I think my boyfriend and I are more mature than most people our age. Really, I am just trying to do what's best for what I feel is my new family. It's a little soon to move but this a chance that will probably never come up again. It will benefit all of our futures.
My boyfriend and I are planning to just talk to a lawyer to see where we stand, but how do I talk to my family? Is there anything I could say to make them less angry? How can I show them this will benefit my son? Do you think this is a bad thing to do?
Mother May I?
Simply put, probably. But let me explain.
You have a chance to move away with your long-term boyfriend. In your e-mail, you described your relationship as strong. It sounds like he is supportive of you and your son, and intends to keep supporting you if you come with him. Let's start with that.
There is just one problem with this situation: he is not legally obligated to support you. It sounds like he's willing to pay for child care while you continue your education, but he doesn't have to do that. What happens if things go bad? Will you have a savings account all your own in case you need to leave him? Will your parents take you back at home? Essentially, you are a single mother with a support system in your parents house. He is neither the baby's father nor your husband, and he's asking you to move to a place where you have no ties. You will need money or an extra job or something just in case. And please, please don't think it could never happen to you. So many single mothers have faced similar situations and found themselves without help, and having a plan will make it more likely that your parents will let your son go.

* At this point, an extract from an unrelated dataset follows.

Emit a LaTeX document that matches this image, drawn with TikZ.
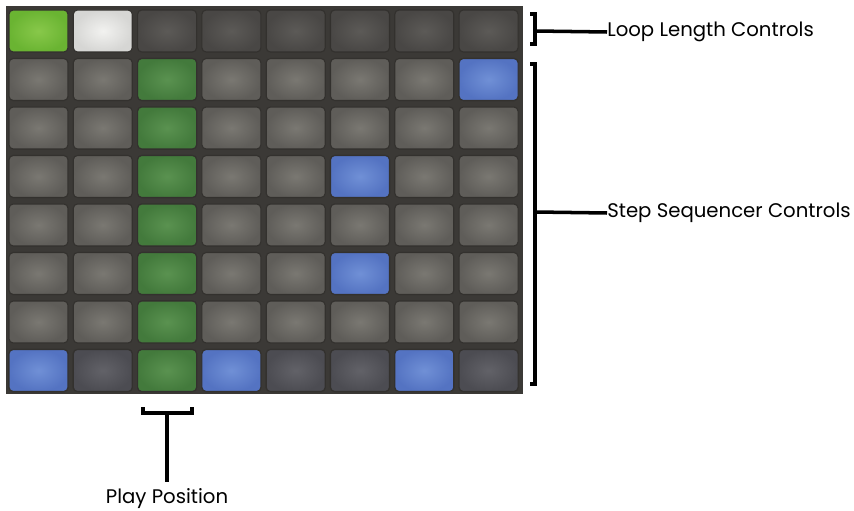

Now that I've stated this, let's say you've already planned for that possibility and are ready to leave after June. I agree that you need to see legal counsel in case your parents use their status over your child as a bargaining chip. After you speak with an attorney, you and your boyfriend need to sit down with your parents. Your boyfriend needs to calmly explain that he is moving and why and to what. You then need to explain that you would like to go with him, and tell them how you've prepared for this. All of you will need to discuss these topics before you discuss your son's guardianship.
If this doesn't end well as you have imagined it, you may need to pay for an attorney to force your parents' hand. I do not recommend this, however, unless as a last resort. Family issues are best dealt with internally at first.
Your parents can't prevent you from leaving the state with your boyfriend, but they can prevent your child from leaving, and I bet you really don't want to leave him behind. If you approach this as maturely as you say you are, I think you will find the outcome will be favorable.